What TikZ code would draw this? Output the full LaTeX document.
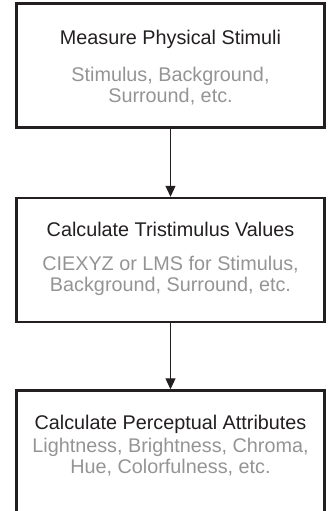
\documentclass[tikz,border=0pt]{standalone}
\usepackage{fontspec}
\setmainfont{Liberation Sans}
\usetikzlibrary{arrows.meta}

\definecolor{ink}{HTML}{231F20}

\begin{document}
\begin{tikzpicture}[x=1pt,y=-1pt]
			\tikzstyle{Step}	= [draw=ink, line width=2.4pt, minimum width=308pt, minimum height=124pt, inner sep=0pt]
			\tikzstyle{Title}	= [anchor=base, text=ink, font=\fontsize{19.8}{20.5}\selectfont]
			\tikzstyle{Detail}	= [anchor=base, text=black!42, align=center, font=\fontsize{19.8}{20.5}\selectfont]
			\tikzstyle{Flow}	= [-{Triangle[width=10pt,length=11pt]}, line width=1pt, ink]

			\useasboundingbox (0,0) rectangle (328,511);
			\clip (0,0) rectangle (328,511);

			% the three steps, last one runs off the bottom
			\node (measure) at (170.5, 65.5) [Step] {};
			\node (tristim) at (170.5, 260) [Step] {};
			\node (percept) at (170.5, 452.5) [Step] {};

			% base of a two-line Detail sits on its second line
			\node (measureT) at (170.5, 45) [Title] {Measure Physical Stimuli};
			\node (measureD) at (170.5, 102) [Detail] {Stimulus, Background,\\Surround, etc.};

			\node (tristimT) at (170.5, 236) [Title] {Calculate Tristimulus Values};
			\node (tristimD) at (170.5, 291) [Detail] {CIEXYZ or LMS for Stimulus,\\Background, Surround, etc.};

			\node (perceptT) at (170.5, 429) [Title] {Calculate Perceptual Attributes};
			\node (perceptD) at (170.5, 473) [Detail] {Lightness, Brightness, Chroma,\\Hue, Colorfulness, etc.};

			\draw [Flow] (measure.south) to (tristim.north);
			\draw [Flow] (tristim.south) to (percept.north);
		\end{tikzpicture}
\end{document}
::::::::
To be done — Reproduce the material above from its first line through the line containing "at (170.5, 102)", both ends included, and skip every picture.

Correct answer —
What TikZ code would draw this? Output the full LaTeX document.
\documentclass[tikz,border=0pt]{standalone}
\usepackage{fontspec}
\setmainfont{Liberation Sans}
\usetikzlibrary{arrows.meta}

\definecolor{ink}{HTML}{231F20}

\begin{document}
\begin{tikzpicture}[x=1pt,y=-1pt]
			\tikzstyle{Step}	= [draw=ink, line width=2.4pt, minimum width=308pt, minimum height=124pt, inner sep=0pt]
			\tikzstyle{Title}	= [anchor=base, text=ink, font=\fontsize{19.8}{20.5}\selectfont]
			\tikzstyle{Detail}	= [anchor=base, text=black!42, align=center, font=\fontsize{19.8}{20.5}\selectfont]
			\tikzstyle{Flow}	= [-{Triangle[width=10pt,length=11pt]}, line width=1pt, ink]

			\useasboundingbox (0,0) rectangle (328,511);
			\clip (0,0) rectangle (328,511);

			% the three steps, last one runs off the bottom
			\node (measure) at (170.5, 65.5) [Step] {};
			\node (tristim) at (170.5, 260) [Step] {};
			\node (percept) at (170.5, 452.5) [Step] {};

			% base of a two-line Detail sits on its second line
			\node (measureT) at (170.5, 45) [Title] {Measure Physical Stimuli};
			\node (measureD) at (170.5, 102) [Detail] {Stimulus, Background,\\Surround, etc.};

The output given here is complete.